None of this is to say that the Greeks, the Bard (inspired by classical literature), or Stoker (inspired by Shakespeare) didn’t on some level make the choice of three women because the number itself holds some sacred or semiotic significance.

Omne trium perfectum. Everything in threes is perfect or whole.

The primary colors.

Brahma, Vishnu, and Shiva.

Father, son, and Holy Ghost.

Life, liberty, and the pursuit of happiness. Veni, vidi, vici.  Stop, drop, and roll.

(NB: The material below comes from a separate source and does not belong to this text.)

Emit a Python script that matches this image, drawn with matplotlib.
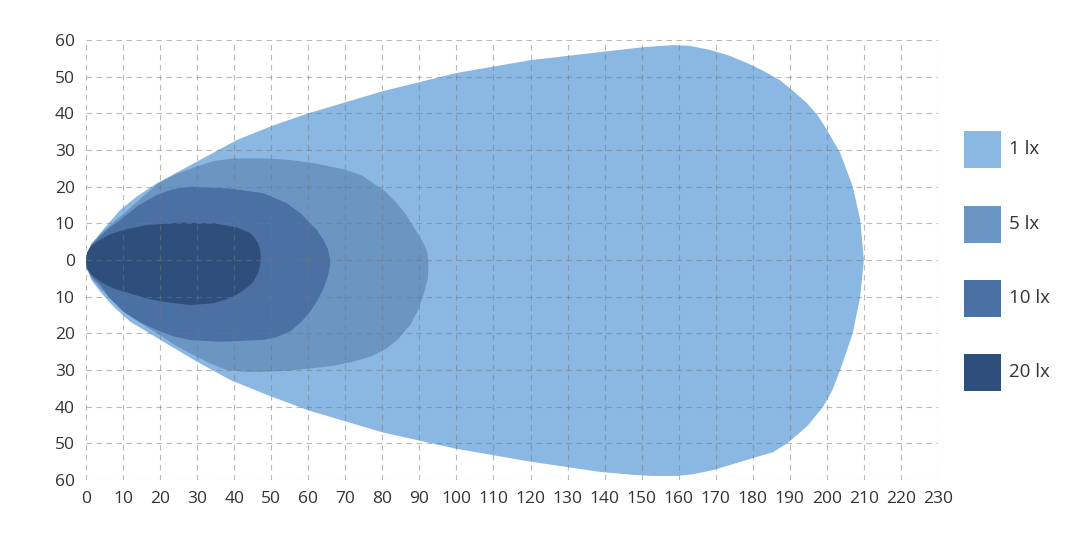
import matplotlib
matplotlib.use("Agg")
from matplotlib import pyplot as plt
from matplotlib.patches import Rectangle

plt.rcParams['font.family'] = ['Open Sans', 'DejaVu Sans']

# isolux outlines (x = distance, y = lateral)
lx1_x = [0, 0.3, 1.1, 3.8, 6.5, 9.2, 13.7, 19.1, 29.9, 40.7, 50, 60, 80, 100, 120, 138.8, 150,
         158.5, 163, 168.5, 173.5, 178.5, 183, 187.4, 191, 194.6, 197.5, 200, 203.6, 207, 209,
         209.8, 210,
         209.8, 209, 207, 203.6, 201.5, 199, 195, 192.8, 189.3, 185.5, 178.5, 169.3, 164,
         159.6, 153, 147.7, 138.8, 120, 100, 80, 60, 48.9, 38.9, 29.9, 20.9, 11.9, 7.4, 3.8,
         1.5, 0.2]
lx1_y = [0, 1.8, 3.6, 7.3, 10.5, 13.6, 17.3, 20.9, 26.8, 32.7, 36.5, 40, 46, 51, 54.5, 56.7, 58,
         58.6, 58.4, 57.3, 55.8, 53.7, 51.5, 49, 46, 42.8, 39.5, 35.5, 29.2, 20, 11,
         2, 0,
         -2, -10, -20, -30, -35.5, -40, -45, -47, -50, -52.4, -54.5, -57.3, -58.4,
         -58.9, -58.9, -58.6, -57.8, -55, -51.5, -47, -41, -36.8, -32.7, -27.7, -22.3, -16.8, -12.7, -8.6,
         -5.5, -2.3]

lx5_x = [0, 0.3, 1.5, 3.8, 6.5, 10, 15, 19.5, 24.5, 29.9, 34.5, 39.8, 48.8, 55, 61.4, 66, 70.4,
         74.5, 77.6, 81, 83.9, 86.3, 88.4, 90.3, 92, 92.4,
         92.4, 92.3, 91.1, 89.5, 87.5, 84.5, 81.2, 77, 72.2, 67, 61.4, 54.5, 47.9, 43, 38,
         33.5, 29, 24.5, 20, 16, 11.9, 7.5, 3.8, 1.5, 0.3]
lx5_y = [0, 2, 4.5, 7, 9.5, 12.5, 17, 20.9, 23.5, 25.5, 27, 27.7, 27.7, 27.3, 26.4, 25.5, 24.5,
         23, 20.9, 18.5, 15.5, 12.5, 9.1, 6, 2.7, 0,
         -1.4, -5, -9.5, -14, -17.7, -21.3, -24.1, -26.3, -27.7, -28.8, -29.5, -30.2, -30.5, -30.5, -30,
         -28.2, -25.9, -23.5, -20.5, -18, -15, -11.5, -7.7, -5, -2.3]

lx10_x = [0, 0.3, 1.5, 3.8, 6.5, 9.2, 14, 19.1, 23.5, 28.1, 38.9, 47.9, 54.2, 58, 60.5, 62.5,
          64.1, 65.3, 65.9,
          65.9, 65.3, 64.1, 62.5, 60.5, 58, 55.1, 51.5, 47.9, 36.2, 28.1, 23.5, 19.1, 14.5,
          10.1, 6.5, 3.8, 1.5, 0.3]
lx10_y = [0, 2, 4, 6.5, 9, 10.9, 14.8, 17.7, 19.3, 20, 19.5, 18.2, 15.5, 12.7, 10, 8,
          5.5, 3, 0,
          -1.4, -4.5, -7.7, -11, -14.1, -17, -19.5, -21, -21.8, -22.3, -21.8, -20.8, -19.1, -17,
          -14.1, -10.5, -6.8, -4.5, -2.3]

lx20_x = [0, 0.3, 1.5, 3.8, 6.5, 10.1, 16.4, 25.4, 34.4, 40.7, 44, 45.2, 46.5, 47, 47.2, 47,
          46.5, 45.2, 43.5, 40.7, 38, 34.4, 28.1, 20.9, 16, 11.9, 7.5, 3.8, 1.5, 0.2]
lx20_y = [0, 2, 4, 5.5, 7, 8.2, 9.5, 10.2, 10, 8.9, 7.5, 6.4, 4.5, 2.7, 0.5, -1.4,
          -3.5, -5.9, -7.5, -9.5, -10.7, -11.8, -12.3, -11.4, -10.4, -9.1, -7.8, -5.9, -4, -2.3]

labels = ['1 lx', '5 lx', '10 lx', '20 lx']
colors = ['#8ab8e2', '#6b96c3', '#4a70a4', '#2e4f7c']

xticks = list(range(0, 231, 10))
yticks = list(range(-60, 61, 10))

fig = plt.figure(figsize=(10.71, 5.42), dpi=100)
ax = fig.add_axes([0.0803, 0.1144, 0.7955, 0.8118])

shapes = [(lx1_x, lx1_y), (lx5_x, lx5_y), (lx10_x, lx10_y), (lx20_x, lx20_y)]
for (xs, ys), c in zip(shapes, colors):
    ax.fill(xs, ys, color=c, lw=0, zorder=1)

ax.set_xlim(0, 230)
ax.set_ylim(-60, 60)
ax.set_xticks(xticks)
ax.set_yticks(yticks)
ax.set_yticklabels([str(abs(v)) for v in yticks])
ax.grid(True, color='#777777', alpha=0.5, linestyle=(0, (5, 4)), linewidth=0.8, zorder=2)
ax.set_axisbelow(False)
for s in ax.spines.values():
    s.set_visible(False)
ax.tick_params(length=0, labelsize=12.5, labelcolor='#333333', pad=8)

# legend squares on the right
y_centers = [149, 224, 298, 372]
for lab, c, yc in zip(labels, colors, y_centers):
    fy = 1 - yc / 542
    fig.add_artist(Rectangle((964 / 1071, fy - 18.5 / 542), 37 / 1071, 37 / 542,
                             transform=fig.transFigure, color=c, lw=0))
    fig.text(1009 / 1071, fy, lab, ha='left', va='center', fontsize=13.5, color='#333333')

fig.savefig('out.png', dpi=100)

Sets of three just seem to make sense to us. We’re hard-wired to respond to threes — be they witches of Macbeth, or Stoker’s weird vampire women.

* Update: want to watch a modern re-interpretation of the weird sisters of Dracula? Neil LaBute’s HOUSE OF DARKNESS (2022) is a misogynist’s nightmare with all the trapping of classic gothic horror. It’s a slow-burn, to be sure, that feels more like a stage-play than a movie. And it requires patience, but the dialogue is delicious and the performances are strong with Justin Long as a hapless man named Hapgood who happens upon a woman named Mina (Kate Bosworth) who he sees as a “sure thing” because of her often bold behavior and frank language. But as the tension between them builds, Mina’s sisters show up (Gia Crovatin and Lucy Walters) and Hap gets more than he bargained for.

** Manuscript aside, the argument that Stoker based his vampire women on the witches of MacBeth had long been out there, argued by critics and film historians. But to have it have been in the manuscript all along was a confirmation of what many had only posited as a theory for years.